The first challenge AI is trying to solve is moving data around a battlefield without cell towers, and defeating pervasive electronic jamming, says Will Blyth, co-founder and chief executive of Arondite, which has developed a smart system named Cobalt.

“A lot of innovation goes into minimising how much data needs to move.” Then AI models can process massive streams of imagery or sonar feeds, reducing dependence on tired human operators. “From there,” Blyth adds, “it’s about orchestration — reliably cueing the best available asset, whether a drone, a robot, or a human team — and doing it as quickly as possible.”

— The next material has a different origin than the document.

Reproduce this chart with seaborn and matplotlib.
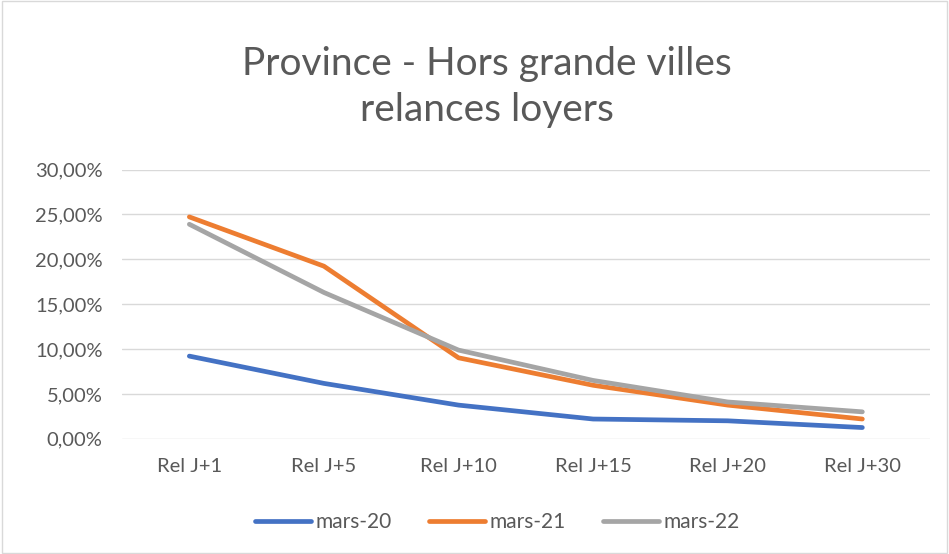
import matplotlib.pyplot as plt
import seaborn as sns
import pandas as pd
from matplotlib.ticker import FuncFormatter

categories = ['Rel J+1', 'Rel J+5', 'Rel J+10', 'Rel J+15', 'Rel J+20', 'Rel J+30']
mars_20 = [0.0921, 0.0617, 0.0375, 0.0220, 0.0200, 0.0125]
mars_21 = [0.2472, 0.1923, 0.0902, 0.0596, 0.0375, 0.0220]
mars_22 = [0.2390, 0.1630, 0.0988, 0.0650, 0.0410, 0.0300]
series_names = ['mars-20', 'mars-21', 'mars-22']
colors = ['#4472C4', '#ED7D31', '#A5A5A5']

rows = []
for name, vals in zip(series_names, [mars_20, mars_21, mars_22]):
    for i, (cat, v) in enumerate(zip(categories, vals)):
        rows.append({'pos': i, 'cat': cat, 'val': v, 'serie': name})
df = pd.DataFrame(rows)

sns.set_theme(style='white')
plt.rcParams['font.family'] = ['Lato', 'DejaVu Sans']
text_col = '#595959'

fig = plt.figure(figsize=(9.49, 5.54), dpi=100)
ax = fig.add_axes([0.1286, 0.208, 0.851, 0.486])

sns.lineplot(data=df, x='pos', y='val', hue='serie', palette=colors, ax=ax,
             linewidth=3.4, legend=True, solid_capstyle='round')

ax.set_xlim(-0.5, 5.5)
ax.set_ylim(0, 0.30)
ax.set_xticks(range(len(categories)))
ax.set_xticklabels(categories)
ax.set_yticks([0, 0.05, 0.10, 0.15, 0.20, 0.25, 0.30])
ax.yaxis.set_major_formatter(FuncFormatter(lambda v, p: f'{v*100:.2f}%'.replace('.', ',')))
ax.tick_params(axis='both', colors=text_col, labelsize=14.5, length=0)
ax.tick_params(axis='x', pad=14)
ax.tick_params(axis='y', pad=14)
ax.grid(axis='y', color='#D9D9D9', linewidth=1)
ax.set_axisbelow(True)
for s in ax.spines.values():
    s.set_visible(False)
ax.set_xlabel('')
ax.set_ylabel('')

ax.legend_.remove()
handles, labels = ax.get_legend_handles_labels()
fig.legend(handles, labels, loc='center', bbox_to_anchor=(0.524, 0.058), ncol=3,
           frameon=False, fontsize=15, labelcolor=text_col, handlelength=2.7,
           handletextpad=0.2, columnspacing=1.8)

fig.text(0.513, 0.843, 'Province - Hors grande villes\nrelances loyers', ha='center', va='center',
         fontsize=28, color=text_col, linespacing=1.32)

fig.patches.append(plt.Rectangle((0.002, 0.002), 0.996, 0.996, transform=fig.transFigure,
                                 fill=False, edgecolor='#D9D9D9', linewidth=1))

fig.savefig('out.png', dpi=100)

Speed, however, is only one part of the transformation promised by AI. The other is the military concept of mass — the idea that autonomous drones and robots can fill the numerical gaps in wars against larger foes.

Nato’s 4,300km eastern frontier with Russia has spurred new thinking in the alliance about how to use drones to make up for a lack of numbers. The war in Ukraine has already demonstrated a revolution in robotics, with cheap first-person-view (FPV) drones, controlled remotely by an operator, helping the country’s military counter larger Russian forces. Russian troops are similarly using drones.

The next step is autonomy — drones and ground robots that no longer need one-to-one human operators. The US Marine Corps in November posted a video of troops training with multiple quadcopter drones built by US-based Auterion, which run software that “applies real-time AI to allow soldiers to deploy swarms that operate as a single force”, according to the company.

“If you’re a four-person team covering 20km of front line in Ukraine,” says Dean Jones, co-founder of Gallos, “you can control only so much using FPVs and robotics. [So] there’s also going to have to be an element of autonomous response.” Ukraine recently approved the semi-autonomous tracked robot “Krampus” — an armed, unmanned ground vehicle (UGV) — for battlefield deployment.

Some degree of autonomy is also critical for navigation in the face of electronic warfare jamming that can cripple direct radio control by operators. ARX Robotics, a German start up, employs UGVs in Ukraine that can navigate following waypoints with collision avoidance if communications are not possible, says David Roberts, chief executive of ARX UK.

In the skies, the UK is investing roughly £2bn per year in the Global Combat Aircraft Programme, an “optionally crewed” sixth generation fighter to be built together with Japan and Italy by 2042. It is to work together with drones, or so-called “loyal wingmen”, already being developed to fly alongside crewed aircraft.

Beneath the waves, autonomous submarines, such as Anduril’s Ghost Shark, recently sold to Australia, and submarine-detecting undersea robots, such as the SG-1 Fathom by Helsing are fast becoming a reality.

These long-endurance drones, or “gliders”, move by altering their buoyancy and have existed for decades. But Helsing has fitted its system with an AI, called Lura, to classify acoustic signatures of ships and submarines.

Yet as autonomy spreads, ethical and legal questions deepen. Can a machine truly distinguish combatants from civilians — or grasp the moral weight of so-called collateral damage?

Jessica Dorsey of Utrecht University warns that “given that humans are ultimately responsible for ensuring compliance with international humanitarian law, preserving context-appropriate human judgment is critical.” She cautions that AI systems may compress complex moral and legal judgments into “algorithmic models”.

Likewise, when machines generate hundreds of potential targets per hour, operators risk falling into “automation bias” (trusting the system by default) or “action bias” (feeling compelled to act because the system demands it). As Dorsey notes, “the challenge is not simply whether algorithmic systems can help, but how they reshape the mental architecture and process of responsible command.”

How much judgment humans are willing to surrender to the algorithm may mean the difference between victory and defeat. However, this logic may ultimately present even greater danger.